When the iPhone came out in 2007, it was not a very high quality camera compared to my dedicated digital camera, but it sure was way more convenient since I always had it with me. I could still use either Image Capture or iPhoto to import my photos from the iPhone, but it became a drudgery to always have to stop what I was doing and plug in my phone to my computer using a USB cable in order to save the photos.

Apple was worried about people losing their phones to theft or damage but it still took four years until iCloud was released in 2011 to address the wireless sync problem. iCloud included a cloud-based backup system for the iPhones called iCloud Backup. They tried to do the right thing and backup your undownloaded photographs, but those photographs could bloat the size of your cloud backups, sometimes causing problems. 

iCloud also included a solution for wirelessly downloading photos called Photo Stream, but it had limitations. The idea was that as you took photos with your iPhone and then returned home where you had Wi-Fi, the phone would try to upload up-to-the-last 1,000 photographs from up-to-the last 30 days to a temporary holding spot on your iCloud account. If you left your Mac running during that time, it would try to download those photos. It specifically did not support videos, and if your phone and computer were separated for more than 30 days  and/or if you took more than 1,000 photos, you were guaranteed to miss some of the photos. It was really not perfect.

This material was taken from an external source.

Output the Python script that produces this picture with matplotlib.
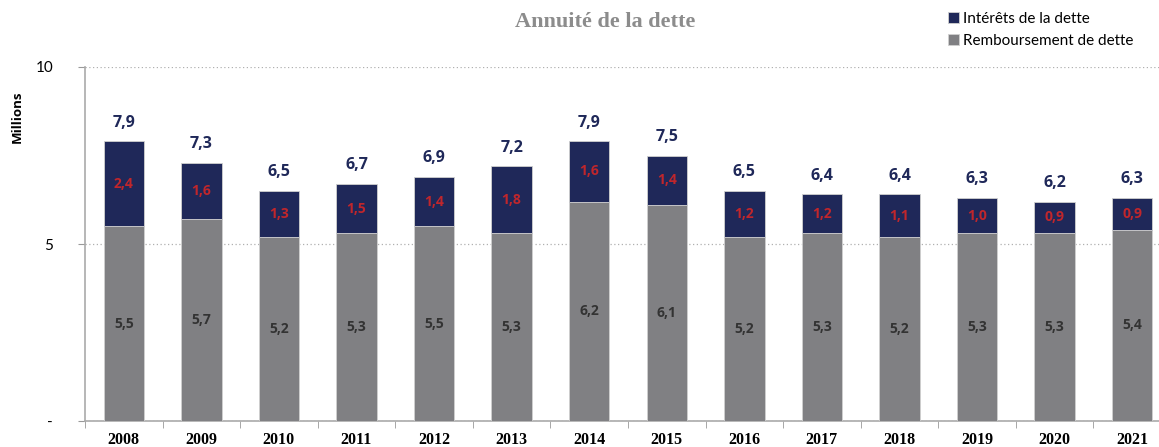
import numpy as np
import matplotlib
matplotlib.use("Agg")
import matplotlib.pyplot as plt
from matplotlib.ticker import FixedLocator

years = ["2008", "2009", "2010", "2011", "2012", "2013", "2014",
         "2015", "2016", "2017", "2018", "2019", "2020", "2021"]
remboursement = [5.5, 5.7, 5.2, 5.3, 5.5, 5.3, 6.2, 6.1, 5.2, 5.3, 5.2, 5.3, 5.3, 5.4]
interets = [2.4, 1.6, 1.3, 1.5, 1.4, 1.8, 1.6, 1.4, 1.2, 1.2, 1.1, 1.0, 0.9, 0.9]
totaux = [7.9, 7.3, 6.5, 6.7, 6.9, 7.2, 7.9, 7.5, 6.5, 6.4, 6.4, 6.3, 6.2, 6.3]

navy = "#1f2859"
grey = "#808083"
red = "#c0262c"
lab_font = "Open Sans"

def fr(v):
    return f"{v:.1f}".replace(".", ",")

fig = plt.figure(figsize=(11.59, 4.47), dpi=100)
ax = fig.add_axes([85 / 1159, 1 - 421 / 447, (1159 - 85) / 1159, (421 - 67) / 447])

x = np.arange(len(years))
w = 0.52
# the stacked top follows the (rounded) total shown above each bar
haut = [t - r for t, r in zip(totaux, remboursement)]
ax.bar(x, remboursement, w, color=grey, edgecolor="#d0d0d0", linewidth=0.6,
       label="Remboursement de dette", zorder=3)
ax.bar(x, haut, w, bottom=remboursement, color=navy, edgecolor="#d0d0d0",
       linewidth=0.6, label="Intérêts de la dette", zorder=3)

for i in range(len(years)):
    ax.text(x[i], remboursement[i] / 2, fr(remboursement[i]), ha="center", va="center",
            fontsize=10, fontweight="bold", color="#333333", family=lab_font, zorder=4)
    ax.text(x[i], remboursement[i] + haut[i] / 2, fr(interets[i]), ha="center",
            va="center", fontsize=10, fontweight="bold", color=red, family=lab_font, zorder=4)
    ax.text(x[i], totaux[i] + 0.3, fr(totaux[i]), ha="center",
            va="bottom", fontsize=11.5, fontweight="bold", color=navy, family=lab_font, zorder=4)

ax.set_xlim(-0.5, 13.5 - 12 / 77.5)
ax.set_ylim(0, 10)

ax.set_yticks([0, 5, 10])
ax.set_yticklabels(["-", "5", "10"], family="Lato", fontsize=11)
ax.yaxis.grid(True, linestyle=(0, (1, 2)), color="#b0b0b0", linewidth=0.9, zorder=0)
ax.tick_params(axis="y", length=5, color="#999999", pad=18)

ax.set_xticks(x)
ax.set_xticklabels(years, family="Liberation Serif", fontweight="bold", fontsize=11.5)
ax.tick_params(axis="x", which="major", length=0, pad=8)
ax.xaxis.set_minor_locator(FixedLocator(np.arange(-0.5, 14, 1)))
ax.tick_params(axis="x", which="minor", length=5, color="#999999")

for s in ["top", "right"]:
    ax.spines[s].set_visible(False)
for s in ["left", "bottom"]:
    ax.spines[s].set_color("#aaaaaa")
    ax.spines[s].set_linewidth(1.2)

fig.text(605 / 1159, 1 - 22 / 447, "Annuité de la dette", ha="center", va="center",
         family="Liberation Serif", fontweight="bold", fontsize=16, color="#8c8c8c")
fig.text(17 / 1159, 1 - 117 / 447, "Millions", rotation=90, ha="center", va="center",
         family=lab_font, fontweight="bold", fontsize=9.5, color="black")

h, l = ax.get_legend_handles_labels()
fig.legend(h[::-1], l[::-1], loc="upper left", bbox_to_anchor=(942 / 1159, 1 - 6 / 447),
           frameon=False, prop={"family": "Lato", "size": 11}, handlelength=0.7,
           handleheight=0.7, handletextpad=0.3, labelspacing=0.5, borderaxespad=0)

fig.savefig("out.png", dpi=100)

Three years later, Apple scrapped iPhoto and wrote a new program for macOS Yosemite 10.10 called Photos— this used the same name and even the same icon as the iPhone/iPad Photos program. The idea was to have a unified application that offered the same editing capabilities on all platforms, and to center the experience around a cloud-based library that Apple called iCloud Photo Library. 

Apple was finally able to realize its dream that you would see one single collection of photos that would always automatically stay in sync on all your devices. You could Edit or even erase a photo on any of your devices and know that those changes would show up on all the others.